Two Invasive Plant Projects Launched
Curlyleaf pondweed and Eurasian watermilfoil are major pests in Minnesota, occurring in over 750 and 280 water bodies respectively, disrupting recreation, and suppressing native species. While some methods to control these plants are already available, cost- effective and environmentally-sound options are needed. That’s where Dr. Ray Newman’s work comes into play. Starting this fall, Dr. Newman and his team are investigating biological control of Eurasian watermilfoil by a small native insect called the milfoil weevil. This weevil has been shown to reduce Eurasian watermilfoil in some lakes; however, something appears to be limiting its effectiveness in others. Dr. Newman suspects that bluegills, which feed on the weevils, are the culprits. To test his hypothesis, Dr. Newman will use vinyl experimental enclosures (similar to those pictured) in test lakes to determine if altering the sunfish population densities and size structures can create a quality fishery while also enhancing the milfoil weevil’s ability to safely and affordably control Eurasian watermilfoil.

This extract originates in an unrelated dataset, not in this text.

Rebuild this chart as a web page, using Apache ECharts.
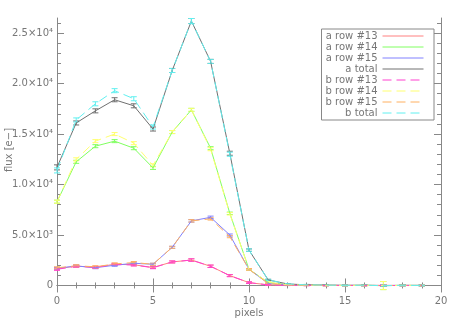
<!DOCTYPE html>
<html>
<head>
<meta charset="utf-8">
<title>flux vs pixels</title>
<script src="https://cdn.jsdelivr.net/npm/echarts@6/dist/echarts.min.js"></script>
<style>
  html, body { margin: 0; padding: 0; background: #fff; }
  #chart { width: 458px; height: 327px; }
</style>
</head>
<body>
<div id="chart"></div>
<script>
// pixel index along x
var pixels = [0,1,2,3,4,5,6,7,8,9,10,11,12,13,14,15,16,17,18,19];

// flux values [e-]
var aRow13 = [1650,1920,1800,2100,2050,1780,2330,2520,1900,980,280,60,20,10,0,0,0,0,0,0];
var aRow14 = [8300,12250,13800,14300,13600,11650,15200,17400,13600,7150,1600,300,80,30,10,0,10,-10,5,0];
var aRow15 = [1700,1930,1760,2000,2200,2100,3780,6400,6750,5000,1600,200,50,20,10,0,5,0,0,0];
var aTotal = [11700,16100,17300,18400,17800,15500,21300,26200,22200,13100,3500,550,150,60,30,10,20,-20,10,0];
var bRow13 = [1600,1900,1800,2080,2030,1760,2330,2520,1900,970,280,50,20,10,0,0,0,0,0,0];
var bRow14 = [8300,12500,14300,15000,14100,11900,15200,17400,13500,7100,1600,300,80,30,10,0,10,-10,5,0];
var bRow15 = [1750,1950,1850,2130,2270,2100,3780,6400,6600,4830,1600,200,50,20,10,0,5,0,0,0];
var bTotal = [11400,16400,18000,19300,18500,15700,21300,26200,22200,13000,3500,550,150,60,30,10,20,-20,10,0];

// error bar half sizes
var errTotal = [250,200,200,200,200,200,200,250,200,200,120,60,40,40,40,40,40,60,40,40];
var errRow14 = [150,150,150,150,150,150,150,150,150,120,80,40,30,30,30,30,30,400,30,30];
var errRow = [100,100,100,100,100,100,100,120,120,100,80,40,30,30,30,30,30,60,30,30];

// axis ticks
var yTicks = [0,5000,10000,15000,20000,25000];
var yTickLabels = ['0','5.0×10³','1.0×10⁴','1.5×10⁴','2.0×10⁴','2.5×10⁴'];
var yMinorTicks = [1000,2000,3000,4000,6000,7000,8000,9000,11000,12000,13000,14000,16000,17000,18000,19000,21000,22000,23000,24000,26000];

var lines = [
  { name: 'a row #13', data: aRow13, err: errRow,   color: '#ff8080', dash: 'solid' },
  { name: 'a row #14', data: aRow14, err: errRow14, color: '#80ff60', dash: 'solid' },
  { name: 'a row #15', data: aRow15, err: errRow,   color: '#8080ff', dash: 'solid' },
  { name: 'a total',   data: aTotal, err: errTotal, color: '#707070', dash: 'solid' },
  { name: 'b row #13', data: bRow13, err: errRow,   color: '#ff40d0', dash: [9,5] },
  { name: 'b row #14', data: bRow14, err: errRow14, color: '#ffff70', dash: [9,5] },
  { name: 'b row #15', data: bRow15, err: errRow,   color: '#ffb060', dash: [9,5] },
  { name: 'b total',   data: bTotal, err: errTotal, color: '#60f0f0', dash: [9,5] }
];

var axisGray = '#888';
var textGray = '#777';
var font = 'DejaVu Sans';

function errRender(color) {
  return function (params, api) {
    var x = api.value(0);
    var lo = api.coord([x, api.value(1)]);
    var hi = api.coord([x, api.value(2)]);
    var w = 3;
    var st = { stroke: color, lineWidth: 1 };
    return {
      type: 'group',
      children: [
        { type: 'line', shape: { x1: lo[0], y1: lo[1], x2: hi[0], y2: hi[1] }, style: st },
        { type: 'line', shape: { x1: lo[0] - w, y1: lo[1], x2: lo[0] + w, y2: lo[1] }, style: st },
        { type: 'line', shape: { x1: hi[0] - w, y1: hi[1], x2: hi[0] + w, y2: hi[1] }, style: st }
      ]
    };
  };
}

var series = [];
lines.forEach(function (l) {
  series.push({
    name: l.name,
    type: 'line',
    symbol: 'none',
    data: pixels.map(function (p, i) { return [p, l.data[i]]; }),
    lineStyle: { color: l.color, width: 1, type: l.dash },
    itemStyle: { color: l.color },
    silent: true
  });
  series.push({
    name: l.name + ' err',
    type: 'custom',
    renderItem: errRender(l.color),
    data: pixels.map(function (p, i) { return [p, l.data[i] - l.err[i], l.data[i] + l.err[i]]; }),
    silent: true
  });
});

function yAxisDef(pos, minor) {
  return {
    type: 'value', position: pos, min: -450, max: 26500,
    name: (pos === 'left' && !minor) ? 'flux [e−]' : '',
    nameLocation: 'middle', nameGap: 43, nameMoveOverlap: false,
    nameTextStyle: { color: textGray, fontFamily: font, fontSize: 10, padding: [0, 0, 0, 8] },
    axisLine: { show: !minor, lineStyle: { color: axisGray } },
    axisTick: { show: true, inside: true, length: minor ? 4 : 7,
      customValues: minor ? yMinorTicks : yTicks, lineStyle: { color: axisGray } },
    axisLabel: { show: pos === 'left' && !minor, customValues: yTicks, margin: 4,
      color: textGray, fontFamily: font, fontSize: 10,
      formatter: function (v) { return yTickLabels[yTicks.indexOf(v)]; } },
    splitLine: { show: false }
  };
}

function xAxisDef(pos) {
  return {
    type: 'value', position: pos, min: 0, max: 20, interval: 5,
    name: pos === 'bottom' ? 'pixels' : '',
    nameLocation: 'middle', nameGap: 18, nameMoveOverlap: false,
    nameTextStyle: { color: textGray, fontFamily: font, fontSize: 10 },
    axisLine: { lineStyle: { color: axisGray } },
    axisTick: { inside: true, length: 7, lineStyle: { color: axisGray } },
    minorTick: { show: true, splitNumber: 5, length: 3, lineStyle: { color: axisGray } },
    axisLabel: { show: pos === 'bottom', margin: 6, color: textGray, fontFamily: font, fontSize: 10 },
    splitLine: { show: false },
    minorSplitLine: { show: false }
  };
}

var chart = echarts.init(document.getElementById('chart'), null, { renderer: 'canvas' });
chart.setOption({
  animation: false,
  backgroundColor: '#fff',
  grid: { left: 57, right: 17, top: 18, bottom: 37, outerBoundsMode: 'none' },
  xAxis: [xAxisDef('bottom'), xAxisDef('top')],
  yAxis: [yAxisDef('left', false), yAxisDef('left', true), yAxisDef('right', false), yAxisDef('right', true)],
  legend: {
    data: lines.map(function (l) { return l.name; }),
    orient: 'vertical', right: 24, top: 29, align: 'right',
    itemWidth: 41, itemHeight: 10, itemGap: 1,
    padding: [2, 10, 2, 4],
    borderColor: axisGray, borderWidth: 1,
    itemStyle: { opacity: 0 },
    lineStyle: { width: 1 },
    textStyle: { color: textGray, fontFamily: font, fontSize: 10, lineHeight: 10, width: 52, align: 'right' },
    selectedMode: false
  },
  series: series
});
</script>
</body>
</html>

Dr. Newman will also be analyzing data collected over the last 10-15 years by the Minnesota DNR, the University, watershed districts, and others on the response of curlyleaf pondweed—and native plants—to management. Gathering and analyzing this data will answer several questions: 1) how many subsequent herbicide treatments are needed for effective control 2) what time of year and/or how broadly applied should the treatments be to produce the best results and 3) how do native plants respond to curly leaf herbicide treatments? Dr. Newman hopes to have results to share by December, 2016.